Après avoir travaillé comme berger pour sa mère devenue veuve, il fut mis en apprentissage chez un charpentier de navires et exerça par la suite ce métier à Boston, où il épousa une riche veuve, Mary (Spencer) Hull. On prétend qu’il fut aussi capitaine dans la marine marchande. Ayant pris de l’intérêt à la découverte des gallions espagnols naufragés, il fit apparemment un premier voyage aux Bahamas, sans grand succès. Par la suite, toutefois, il se rendit en Angleterre où il obtint qu’on lui prêtât un bâtiment de guerre en vue d’une nouvelle tentative. Ce nouveau voyage (1683–1684) ne donna pas grand chose non plus. Néanmoins, en 1686, Phips s’assurait la protection du deuxième duc d’Albemarle, qui organisa une société par actions pour financer la recherche d’un gallion qu’on croyait naufragé au large d’Haïti. Cette entreprise remporta un succès triomphal : en juin 1687, Phips rentrait en Angleterre avec un trésor évalué officiellement à plus de £207 600. Sa part dépassait £11 000 (R. H. George, The Treasure trove of William Phips, N. Eng. Q., VI (1933) : 294–318). Il y gagna également d’être anobli et nommé par Jacques II maréchal-prévôt général du dominion de la Nouvelle-Angleterre qui n’eut qu’une brève durée. De retour à Londres pour se plaindre de la façon dont l’avaient reçu les autorités du dominion, il entra en relations avec Increase Mather et, à partir de ce moment-là, ces deux hommes devinrent étroitement associés.

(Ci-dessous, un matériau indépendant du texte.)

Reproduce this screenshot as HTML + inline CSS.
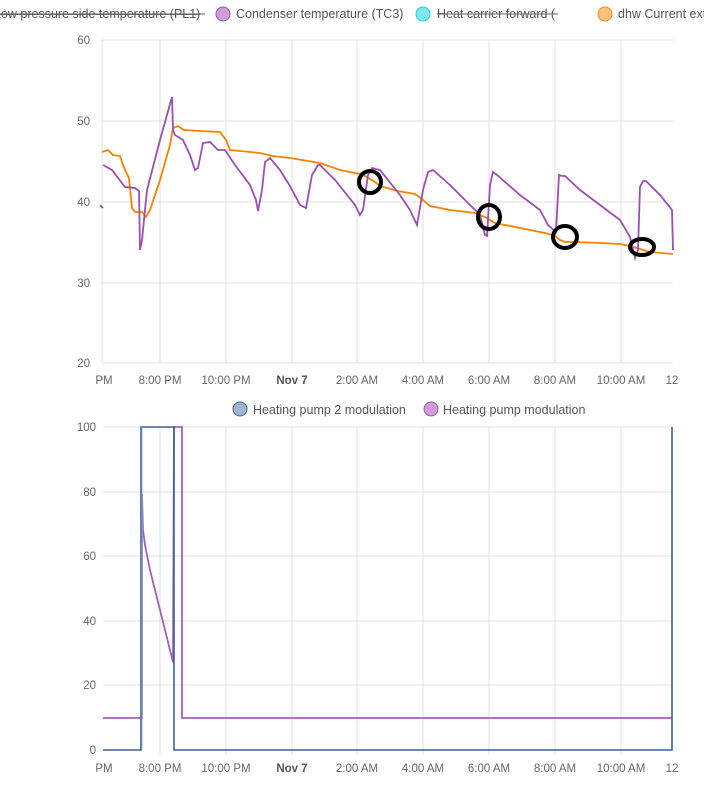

En 1690, Phips subit ce qui semble avoir été une conversion religieuse dictée par des motifs politiques ; il fut reçu dans la « Seconde Eglise » par Cotton Mather. Presque en même temps, il fut assermenté en qualité de major général pour commander une expédition organisée par le Massachusetts contre l’Acadie française. Il mit à la voile avec sept bâtiments portant un régiment d’infanterie de milice fort de 450 hommes. Puis, après des opérations préliminaires contre les établissements de Pentagouet et de Passamaquoddy, il pénétra en rade de Port-Royal (Annapolis Royal, N.-É.) le 19 mai (nouveau style). Le lendemain, il envoyait au fort des parlementaires et, le 21 mai, le gouverneur Louis-Alexandre Des Friches* de Meneval se rendait. Il n’avait qu’environ 70 hommes, aucun canon de monté, et la résistance eût été vaine. Le 22 mai, le « journal » des actes de Phips relatait : « Nous avons abattu la croix, pillé l’église, descendu le maître-autel, brisé leurs images » ; et, le 23 mai : « Continué à piller sur terre et sur mer, et aussi sous la surface du sol dans leurs jardins » (RAC, 1912, 54ss.). Après avoir forcé les habitants à jurer fidélité au roi Guillaume et à la reine Marie, Phips rentra à Boston avec son butin. Il laissa La Tourasse comme président par intérim du conseil local et il emmena prisonniers Meneval, les soldats et les pères Trouvé* et Petit*. Par la suite, Meneval accusa Phips de s’être emparé de certains de ses biens personnels, qu’il eut apparemment quelque difficulté à recouvrer même après que le conseil du Massachusetts eût ordonné à Phips de les restituer.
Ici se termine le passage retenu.